Vai ser horrível, porque é o palco onde todos os atletas querem estar. Saber que poderia ainda bater mais recordes e ajudar a seleção a defender o título, provar que o último não foi obra do acaso, ajudar ainda mais o crescimento dos jovens. Sei que o legado será correspondido à altura. Confio na seleção, principalmente no "staff", que tem sido muito importante. Vai custar-me muito, ficar de fora nestas competições nunca foi algo que gostasse, apesar de ter perdido dois Europeus e um Mundial, por lesão.

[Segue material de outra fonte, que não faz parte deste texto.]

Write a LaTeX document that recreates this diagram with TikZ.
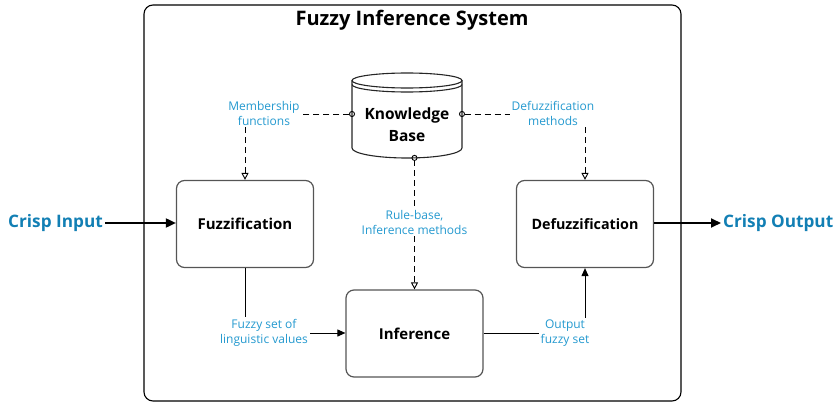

Com o trabalho que todos fizemos, estou orgulhoso do que conquistei, mas confesso que vai ser duro ver os jogos e estar de fora. Mas vamos encontrar armas suficientes para superar isso.

Olhando já mais à frente, já começa a ter ideia de quando será o fim da carreira?

Longe não estou de certeza, com 36 anos [risos]. É verdade que ainda tenho vontade de ajudar, de me sentir útil. Esta decisão foi também a pensar nisso, a exigência era muito grande. Jogo bastante tempo, as viagens desgastam muito. São 15 anos. Vai depender das lesões e do que o corpo vá dizendo. Depois de ter parado cinco meses para jogar o Mundial, só agora estou a voltar a jogar, tenho duas semanas de treino. Tem sido intenso, estou a sentir-me outra vez na forma em que posso estar. Acho que posso ajudar os mais jovens aqui no clube. Tenho de esperar para ver o que o corpo diz, a cada ano. A minha alegria de estar no campo não me deixa pensar no final. Ninguém é eterno, algum dia terá de ser, mas vamos ver o que o corpo disser. Se as lesões me forem respeitando, vamos vendo. Em dezembro, muitos clubes tentaram contactar, para saber como era a minha situação, e isso motiva-me muito. É sinal que ainda me vêm como um atleta com algum sumo para espremer.